View Single Post
Old 25 May 2009, 07:10 AM   #510 (permalink)
Germanophile-1
Two-seater Pilot
 
Join Date: Jul 2005
Location: New Britain, Connecticut
Posts: 295
 
John R. Cuneo's WW I aviation research

Quote:
Originally Posted by Barrett View Post
After Googling a bit I found that Cuneo died in 1984, so obviously he had time to finish his WW I work. He seems best known for his history of Rogers' Rangers.

Cuneo, John R., Drawings, Acc. 1987-0025

John R. Cuneo (1907-1984), a lawyer, began Winged Mars with the intent to write a multi-volume history of the air forces of Germany, France, and Great Britain through the end of World War I. The first volume, The German Air Weapon, 1870-1914, was published in 1942 and traced the emergence of German aviation to the outbreak of the war. That volume was followed in 1947 by The Air Weapon, 1914-1916, tracing the functional value of airplanes as weapons during the first two and a half years of the war. Cuneo planned two additional volumes in the series to complete the history of these air forces to the end of 1918, but he abandoned these plans when his publisher, Military Service Publishing Company, canceled the contract.
<snip, snip>
I'm not sure that Cuneo intended to complete his series of WW I German aviation books. A busy law practice and other interests seems to have diverted him.

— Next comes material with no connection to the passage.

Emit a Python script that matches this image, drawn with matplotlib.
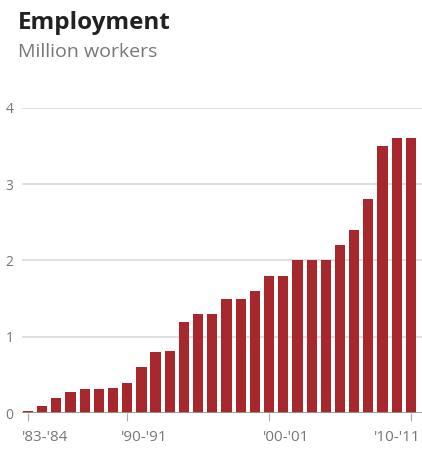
import matplotlib.pyplot as plt
import matplotlib.transforms as mtransforms
import numpy as np

# fiscal years '83-'84 .. '10-'11
years = ["'%02d-'%02d" % (y % 100, (y + 1) % 100) for y in range(1983, 2011)]
workers = [0.03, 0.1, 0.2, 0.28, 0.32, 0.32, 0.33, 0.4, 0.6, 0.8,
           0.82, 1.2, 1.3, 1.3, 1.5, 1.5, 1.6, 1.8, 1.8, 2.0,
           2.0, 2.0, 2.2, 2.4, 2.8, 3.5, 3.6, 3.6]
tick_idx = [0, 7, 17, 27]
yticks = [0, 1, 2, 3, 4]

plt.rcParams['font.family'] = ['Open Sans', 'DejaVu Sans']

fig = plt.figure(figsize=(4.22, 4.53), dpi=100)
ax = fig.add_axes([0.052, 0.088, 0.948, 0.674])

x = np.arange(len(workers))
ax.bar(x, workers, width=0.72, color='#a6282c', zorder=3)

ax.set_xlim(-0.42, 27.78)
ax.set_ylim(0, 4)
ax.set_yticks(yticks)
ax.set_yticklabels([str(v) for v in yticks], color='#777777', fontsize=10)
ax.yaxis.grid(True, color='#d9d9d9', linewidth=1.2, zorder=0)
ax.tick_params(axis='y', length=0, pad=6)
ax.axhline(0, color='#999999', linewidth=1.2, zorder=4)

ax.set_xticks(tick_idx)
ax.set_xticklabels([years[i] for i in tick_idx], color='#777777', fontsize=11)
ax.tick_params(axis='x', length=6, color='#aaaaaa', pad=6)

# labels sit just right of their tick, the last one flush with the edge
labels = ax.get_xticklabels()
for i, lab in enumerate(labels):
    if i == len(labels) - 1:
        lab.set_ha('right')
        dx = 0.095
    else:
        lab.set_ha('left')
        dx = -0.06
    lab.set_transform(lab.get_transform() +
                      mtransforms.ScaledTranslation(dx, 0, fig.dpi_scale_trans))

for s in ax.spines.values():
    s.set_visible(False)

fig.text(0.043, 0.95, 'Employment', fontsize=17.5, fontweight='bold',
         color='#222222', va='center')
fig.text(0.043, 0.885, 'Million workers', fontsize=14, color='#777777',
         va='center')

fig.savefig('out.png', dpi=100)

I had a brief correspondence with him in the mid-1960s and in one letter he wrote: "Although my studies are thus quite alien to the general material in C&C [Cross & Cockade Journal], I must confess that I enjoy reading its articles about the 'aces' and lesser 'fry' and regret that I did not do more work and pick up more books on individuals in the '30s when it did not cost a million dollars (or so it seems) to get a book on an air personality as it does today."

He had the time, but (or so it seems) not the inclination. In any case, he lived to see the antiquarian value of his two volumes rise to respectable levels.